■ **MATERIAL**:
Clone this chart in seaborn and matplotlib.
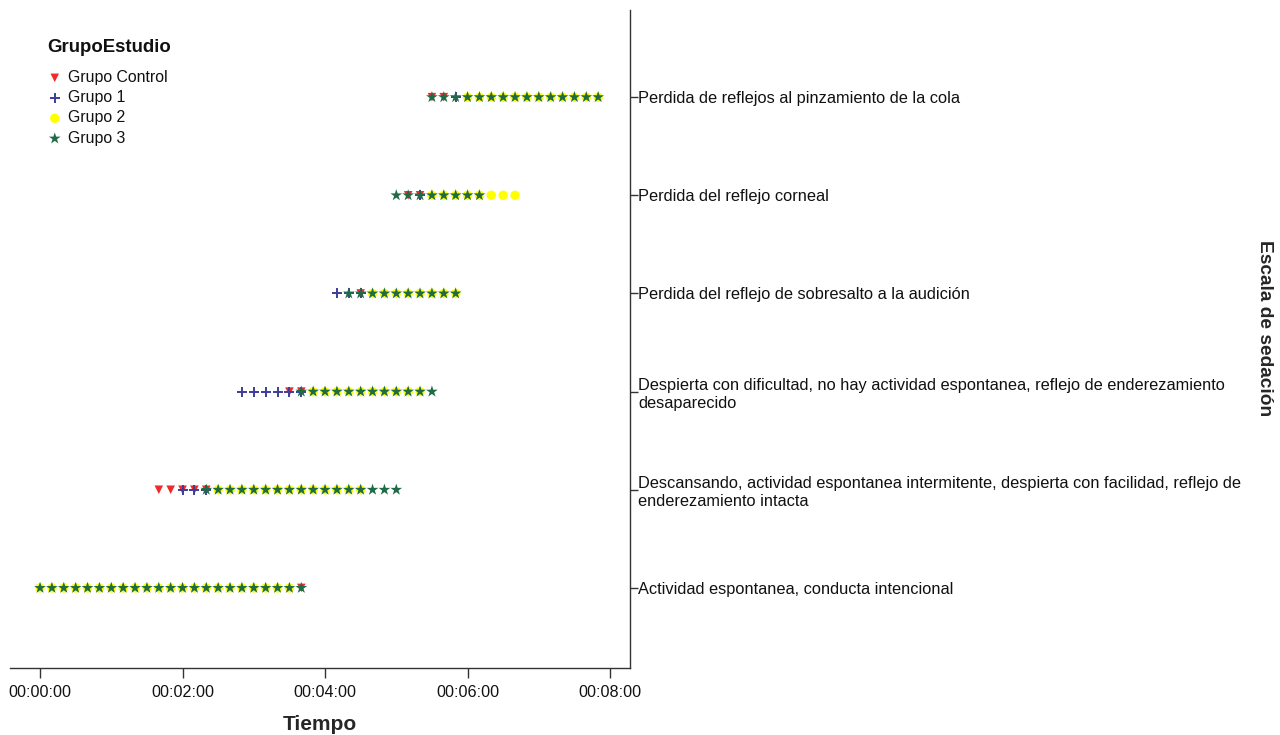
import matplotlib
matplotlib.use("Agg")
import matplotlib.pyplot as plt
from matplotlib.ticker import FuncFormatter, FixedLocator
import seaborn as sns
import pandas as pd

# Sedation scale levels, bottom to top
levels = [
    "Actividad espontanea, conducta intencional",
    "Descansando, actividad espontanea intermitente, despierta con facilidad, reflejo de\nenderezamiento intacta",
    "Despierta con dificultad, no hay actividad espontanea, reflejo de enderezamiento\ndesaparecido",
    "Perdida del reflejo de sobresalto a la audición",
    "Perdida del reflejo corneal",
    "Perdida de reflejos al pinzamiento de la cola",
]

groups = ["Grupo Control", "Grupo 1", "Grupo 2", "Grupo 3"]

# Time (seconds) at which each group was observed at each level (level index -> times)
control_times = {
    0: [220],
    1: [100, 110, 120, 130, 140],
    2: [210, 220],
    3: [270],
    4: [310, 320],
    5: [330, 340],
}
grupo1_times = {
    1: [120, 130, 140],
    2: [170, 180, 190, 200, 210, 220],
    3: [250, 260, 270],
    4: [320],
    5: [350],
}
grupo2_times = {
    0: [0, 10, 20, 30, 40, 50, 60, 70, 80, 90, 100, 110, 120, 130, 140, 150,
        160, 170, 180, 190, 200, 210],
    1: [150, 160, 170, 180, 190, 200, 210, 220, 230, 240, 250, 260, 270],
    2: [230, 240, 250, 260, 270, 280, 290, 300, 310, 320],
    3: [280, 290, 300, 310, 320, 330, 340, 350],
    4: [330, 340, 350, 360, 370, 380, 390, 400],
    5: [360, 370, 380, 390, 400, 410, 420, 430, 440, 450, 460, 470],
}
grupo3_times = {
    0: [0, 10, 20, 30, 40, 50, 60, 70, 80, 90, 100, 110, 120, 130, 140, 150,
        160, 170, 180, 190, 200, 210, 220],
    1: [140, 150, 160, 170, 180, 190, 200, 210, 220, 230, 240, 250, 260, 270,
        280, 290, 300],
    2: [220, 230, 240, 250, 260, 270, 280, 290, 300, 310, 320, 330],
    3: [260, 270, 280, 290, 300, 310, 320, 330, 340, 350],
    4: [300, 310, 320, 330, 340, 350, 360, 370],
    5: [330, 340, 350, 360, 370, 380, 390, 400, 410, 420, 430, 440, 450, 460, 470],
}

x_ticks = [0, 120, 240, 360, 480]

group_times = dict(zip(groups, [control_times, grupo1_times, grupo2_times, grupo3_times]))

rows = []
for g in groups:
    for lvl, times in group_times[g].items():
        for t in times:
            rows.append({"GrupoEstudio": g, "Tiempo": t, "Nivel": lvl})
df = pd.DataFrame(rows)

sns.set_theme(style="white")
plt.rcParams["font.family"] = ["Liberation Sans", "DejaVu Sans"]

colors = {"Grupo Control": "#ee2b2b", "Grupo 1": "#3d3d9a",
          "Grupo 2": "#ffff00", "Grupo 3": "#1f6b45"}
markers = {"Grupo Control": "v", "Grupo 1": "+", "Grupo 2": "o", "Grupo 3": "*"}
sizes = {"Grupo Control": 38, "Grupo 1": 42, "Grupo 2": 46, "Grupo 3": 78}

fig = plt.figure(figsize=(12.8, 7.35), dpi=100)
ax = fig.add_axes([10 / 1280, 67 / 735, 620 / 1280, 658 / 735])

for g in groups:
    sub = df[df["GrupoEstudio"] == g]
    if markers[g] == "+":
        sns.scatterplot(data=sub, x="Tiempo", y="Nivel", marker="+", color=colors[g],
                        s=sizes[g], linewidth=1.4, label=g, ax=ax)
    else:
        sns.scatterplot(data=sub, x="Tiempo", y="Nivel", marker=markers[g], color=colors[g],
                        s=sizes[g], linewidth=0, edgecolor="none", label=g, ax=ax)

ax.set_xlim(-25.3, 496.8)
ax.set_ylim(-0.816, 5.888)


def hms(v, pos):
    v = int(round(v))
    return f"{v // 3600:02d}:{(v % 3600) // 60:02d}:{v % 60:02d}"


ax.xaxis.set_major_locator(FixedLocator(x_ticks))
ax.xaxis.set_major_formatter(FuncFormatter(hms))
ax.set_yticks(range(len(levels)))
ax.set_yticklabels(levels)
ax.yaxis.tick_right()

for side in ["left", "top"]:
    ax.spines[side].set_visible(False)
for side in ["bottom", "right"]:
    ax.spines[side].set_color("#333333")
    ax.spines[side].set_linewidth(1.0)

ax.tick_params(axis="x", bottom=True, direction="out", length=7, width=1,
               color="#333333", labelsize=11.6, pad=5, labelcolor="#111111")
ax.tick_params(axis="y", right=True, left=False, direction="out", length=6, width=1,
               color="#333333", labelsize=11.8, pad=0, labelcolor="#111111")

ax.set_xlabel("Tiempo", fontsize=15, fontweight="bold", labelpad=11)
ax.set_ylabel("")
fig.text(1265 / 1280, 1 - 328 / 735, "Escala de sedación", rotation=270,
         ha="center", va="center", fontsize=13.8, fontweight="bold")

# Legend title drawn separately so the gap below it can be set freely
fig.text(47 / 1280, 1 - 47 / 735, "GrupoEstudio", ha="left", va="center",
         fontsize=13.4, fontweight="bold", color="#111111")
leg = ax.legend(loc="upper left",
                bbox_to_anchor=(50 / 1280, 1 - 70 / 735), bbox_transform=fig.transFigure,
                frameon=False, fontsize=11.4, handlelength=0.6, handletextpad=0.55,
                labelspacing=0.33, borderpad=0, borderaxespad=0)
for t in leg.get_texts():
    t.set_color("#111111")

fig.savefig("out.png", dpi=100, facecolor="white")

■ **PROBLEM TO SOLVE**: Every line of the data above should be quoted exactly. Omit the pictures.

■ **TASK OUTPUT**:
Clone this chart in seaborn and matplotlib.
import matplotlib
matplotlib.use("Agg")
import matplotlib.pyplot as plt
from matplotlib.ticker import FuncFormatter, FixedLocator
import seaborn as sns
import pandas as pd

# Sedation scale levels, bottom to top
levels = [
    "Actividad espontanea, conducta intencional",
    "Descansando, actividad espontanea intermitente, despierta con facilidad, reflejo de\nenderezamiento intacta",
    "Despierta con dificultad, no hay actividad espontanea, reflejo de enderezamiento\ndesaparecido",
    "Perdida del reflejo de sobresalto a la audición",
    "Perdida del reflejo corneal",
    "Perdida de reflejos al pinzamiento de la cola",
]

groups = ["Grupo Control", "Grupo 1", "Grupo 2", "Grupo 3"]

# Time (seconds) at which each group was observed at each level (level index -> times)
control_times = {
    0: [220],
    1: [100, 110, 120, 130, 140],
    2: [210, 220],
    3: [270],
    4: [310, 320],
    5: [330, 340],
}
grupo1_times = {
    1: [120, 130, 140],
    2: [170, 180, 190, 200, 210, 220],
    3: [250, 260, 270],
    4: [320],
    5: [350],
}
grupo2_times = {
    0: [0, 10, 20, 30, 40, 50, 60, 70, 80, 90, 100, 110, 120, 130, 140, 150,
        160, 170, 180, 190, 200, 210],
    1: [150, 160, 170, 180, 190, 200, 210, 220, 230, 240, 250, 260, 270],
    2: [230, 240, 250, 260, 270, 280, 290, 300, 310, 320],
    3: [280, 290, 300, 310, 320, 330, 340, 350],
    4: [330, 340, 350, 360, 370, 380, 390, 400],
    5: [360, 370, 380, 390, 400, 410, 420, 430, 440, 450, 460, 470],
}
grupo3_times = {
    0: [0, 10, 20, 30, 40, 50, 60, 70, 80, 90, 100, 110, 120, 130, 140, 150,
        160, 170, 180, 190, 200, 210, 220],
    1: [140, 150, 160, 170, 180, 190, 200, 210, 220, 230, 240, 250, 260, 270,
        280, 290, 300],
    2: [220, 230, 240, 250, 260, 270, 280, 290, 300, 310, 320, 330],
    3: [260, 270, 280, 290, 300, 310, 320, 330, 340, 350],
    4: [300, 310, 320, 330, 340, 350, 360, 370],
    5: [330, 340, 350, 360, 370, 380, 390, 400, 410, 420, 430, 440, 450, 460, 470],
}

x_ticks = [0, 120, 240, 360, 480]

group_times = dict(zip(groups, [control_times, grupo1_times, grupo2_times, grupo3_times]))

rows = []
for g in groups:
    for lvl, times in group_times[g].items():
        for t in times:
            rows.append({"GrupoEstudio": g, "Tiempo": t, "Nivel": lvl})
df = pd.DataFrame(rows)

sns.set_theme(style="white")
plt.rcParams["font.family"] = ["Liberation Sans", "DejaVu Sans"]

colors = {"Grupo Control": "#ee2b2b", "Grupo 1": "#3d3d9a",
          "Grupo 2": "#ffff00", "Grupo 3": "#1f6b45"}
markers = {"Grupo Control": "v", "Grupo 1": "+", "Grupo 2": "o", "Grupo 3": "*"}
sizes = {"Grupo Control": 38, "Grupo 1": 42, "Grupo 2": 46, "Grupo 3": 78}

fig = plt.figure(figsize=(12.8, 7.35), dpi=100)
ax = fig.add_axes([10 / 1280, 67 / 735, 620 / 1280, 658 / 735])

for g in groups:
    sub = df[df["GrupoEstudio"] == g]
    if markers[g] == "+":
        sns.scatterplot(data=sub, x="Tiempo", y="Nivel", marker="+", color=colors[g],
                        s=sizes[g], linewidth=1.4, label=g, ax=ax)
    else:
        sns.scatterplot(data=sub, x="Tiempo", y="Nivel", marker=markers[g], color=colors[g],
                        s=sizes[g], linewidth=0, edgecolor="none", label=g, ax=ax)

ax.set_xlim(-25.3, 496.8)
ax.set_ylim(-0.816, 5.888)


def hms(v, pos):
    v = int(round(v))
    return f"{v // 3600:02d}:{(v % 3600) // 60:02d}:{v % 60:02d}"


ax.xaxis.set_major_locator(FixedLocator(x_ticks))
ax.xaxis.set_major_formatter(FuncFormatter(hms))
ax.set_yticks(range(len(levels)))
ax.set_yticklabels(levels)
ax.yaxis.tick_right()

for side in ["left", "top"]:
    ax.spines[side].set_visible(False)
for side in ["bottom", "right"]:
    ax.spines[side].set_color("#333333")
    ax.spines[side].set_linewidth(1.0)

ax.tick_params(axis="x", bottom=True, direction="out", length=7, width=1,
               color="#333333", labelsize=11.6, pad=5, labelcolor="#111111")
ax.tick_params(axis="y", right=True, left=False, direction="out", length=6, width=1,
               color="#333333", labelsize=11.8, pad=0, labelcolor="#111111")

ax.set_xlabel("Tiempo", fontsize=15, fontweight="bold", labelpad=11)
ax.set_ylabel("")
fig.text(1265 / 1280, 1 - 328 / 735, "Escala de sedación", rotation=270,
         ha="center", va="center", fontsize=13.8, fontweight="bold")

# Legend title drawn separately so the gap below it can be set freely
fig.text(47 / 1280, 1 - 47 / 735, "GrupoEstudio", ha="left", va="center",
         fontsize=13.4, fontweight="bold", color="#111111")
leg = ax.legend(loc="upper left",
                bbox_to_anchor=(50 / 1280, 1 - 70 / 735), bbox_transform=fig.transFigure,
                frameon=False, fontsize=11.4, handlelength=0.6, handletextpad=0.55,
                labelspacing=0.33, borderpad=0, borderaxespad=0)
for t in leg.get_texts():
    t.set_color("#111111")

fig.savefig("out.png", dpi=100, facecolor="white")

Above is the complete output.